On February 15, the Supreme Court announced it would hear the case challenging the Trump administration’s plan to add a citizenship question to the 2020 Census. This is an extremely important case that will have an enormous impact on whether the Trump administration and the GOP will succeed in their efforts to destroy our democracy from within.
As a constitutional requirement, the census endeavors to count everyone. It provides the population information used to draw lines for congressional districts and state legislative districts. Under one-person-one-vote, each congressional district must have about the same number of people as every other. States also use this requirement in their own redistricting.
Adding a completely unnecessary citizenship question is a declaration of war against Latinos and other immigrants, as well as against democracy. It would—by intention—cause massive undercounts in populations with significant numbers of undocumented immigrants and their families, who would fear having the information used to deport or otherwise harm them.
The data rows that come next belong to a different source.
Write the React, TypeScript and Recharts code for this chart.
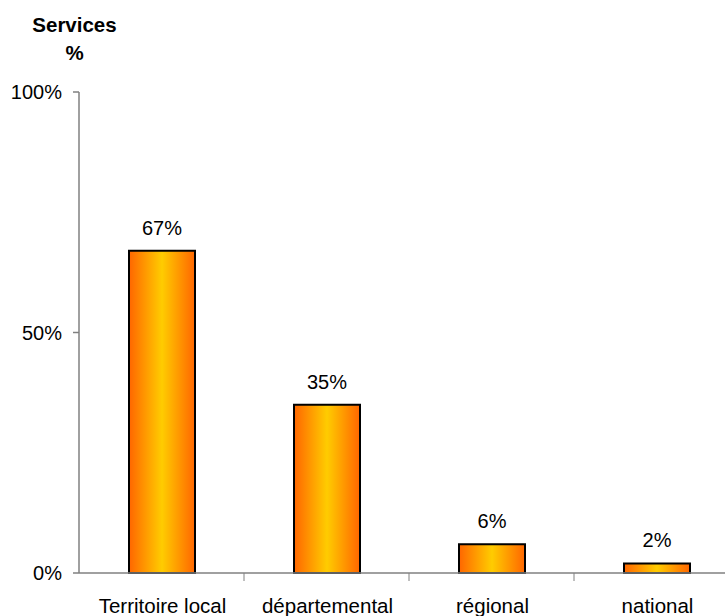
import React from 'react';
import { BarChart, Bar, XAxis, YAxis, LabelList } from 'recharts';

const categories = ['Territoire local', 'départemental', 'régional', 'national'];
const values = [67, 35, 6, 2];
const yTicks = [0, 50, 100];

const data = categories.map((name, i) => ({ name, value: values[i] }));

const FONT = '"Liberation Sans", Arial, Helvetica, sans-serif';
const AXIS = '#808080';

const XTick = (props: any) => {
  const { x, y, payload } = props;
  const off = payload && typeof payload.offset === 'number' && payload.offset > 0 ? payload.offset : 82.5;
  return (
    <g>
      <line x1={x + off} x2={x + off} y1={y - 8} y2={y} stroke={AXIS} strokeWidth={1} />
      <text x={x + 1} y={y + 32} textAnchor="middle" fontFamily={FONT} fontSize={20.5} fill="#000">
        {payload.value}
      </text>
    </g>
  );
};

export default function App() {
  return (
    <div style={{ position: 'absolute', left: 0, top: 0, width: 725, height: 616, overflow: 'hidden', background: '#fff' }}>
      <div style={{ position: 'absolute', left: 0, top: 15, width: 149, textAlign: 'center', fontFamily: FONT, fontWeight: 'bold', fontSize: 20.5, lineHeight: '20px' }}>
        Services
      </div>
      <div style={{ position: 'absolute', left: 0, top: 43, width: 149, textAlign: 'center', fontFamily: FONT, fontWeight: 'bold', fontSize: 20.5, lineHeight: '20px' }}>
        %
      </div>
      <BarChart
        width={760}
        height={616}
        data={data}
        margin={{ top: 92, right: 21, left: 0, bottom: 13 }}
        barCategoryGap={0}
      >
        <defs>
          <linearGradient id="barGrad" x1="0" y1="0" x2="1" y2="0">
            <stop offset="0%" stopColor="#FF6600" />
            <stop offset="50%" stopColor="#FFCC00" />
            <stop offset="100%" stopColor="#FF6600" />
          </linearGradient>
        </defs>
        <XAxis
          dataKey="name"
          height={30}
          tickLine={false}
          tickSize={8}
          tickMargin={0}
          axisLine={{ stroke: AXIS, strokeWidth: 1.5 }}
          tick={<XTick />}
          interval={0}
        />
        <YAxis
          width={79}
          domain={[0, 100]}
          ticks={yTicks}
          tickFormatter={(v: number) => `${v}%`}
          tickSize={6}
          tickMargin={11}
          axisLine={{ stroke: AXIS, strokeWidth: 1.5 }}
          tickLine={{ stroke: AXIS, strokeWidth: 1.5 }}
          tick={{ fill: '#000', fontSize: 20, fontFamily: FONT }}
        />
        <Bar dataKey="value" barSize={66} fill="url(#barGrad)" stroke="#000" strokeWidth={2} isAnimationActive={false}>
          <LabelList
            dataKey="value"
            position="top"
            offset={16}
            formatter={(v: any) => `${v}%`}
            style={{ fill: '#000', fontSize: 20, fontFamily: FONT }}
          />
        </Bar>
      </BarChart>
    </div>
  );
}
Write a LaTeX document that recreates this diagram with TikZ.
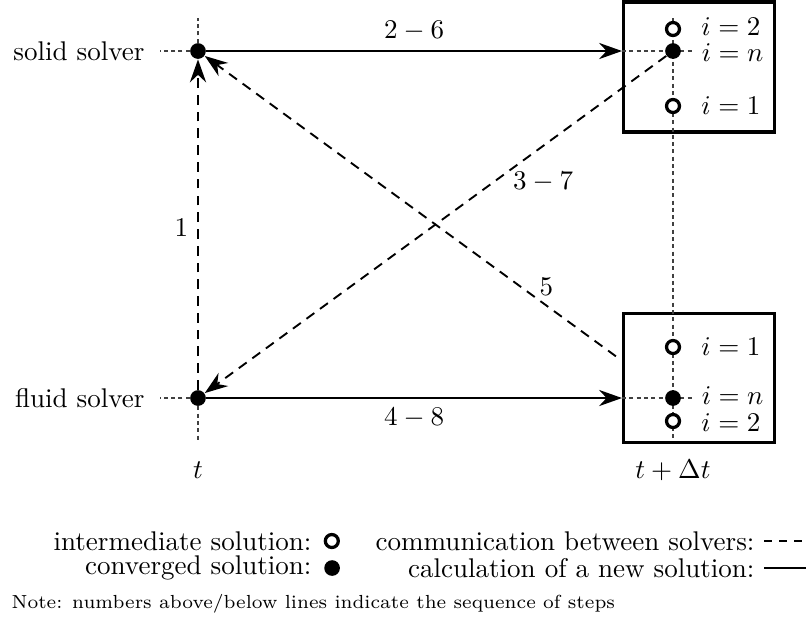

Rigorous research by the federal government itself shows that these people would simply refuse to return their census form.
This would unfairly help the GOP immensely, because the people they would be frightening out of responding to the census just happen to live in predominantly Democratic communities. District lines would be drawn as if these people living in the United States simply don’t exist. It would cause massive undercounting in Democratic areas and thus massive underrepresentation in Democratic areas.
Adding a census question would sabotage a fundamental essence of our democratic system of government. Hand in hand with the GOP’s voter suppression efforts, rigging the 2020 Census would rig the system to help make it more difficult for the people to vote Republicans out of office.
But avoiding democratic accountability is standard operating procedure for the modern GOP. Perhaps if they had an agenda that didn’t hurt so many innocent people, they wouldn’t be afraid of fair elections.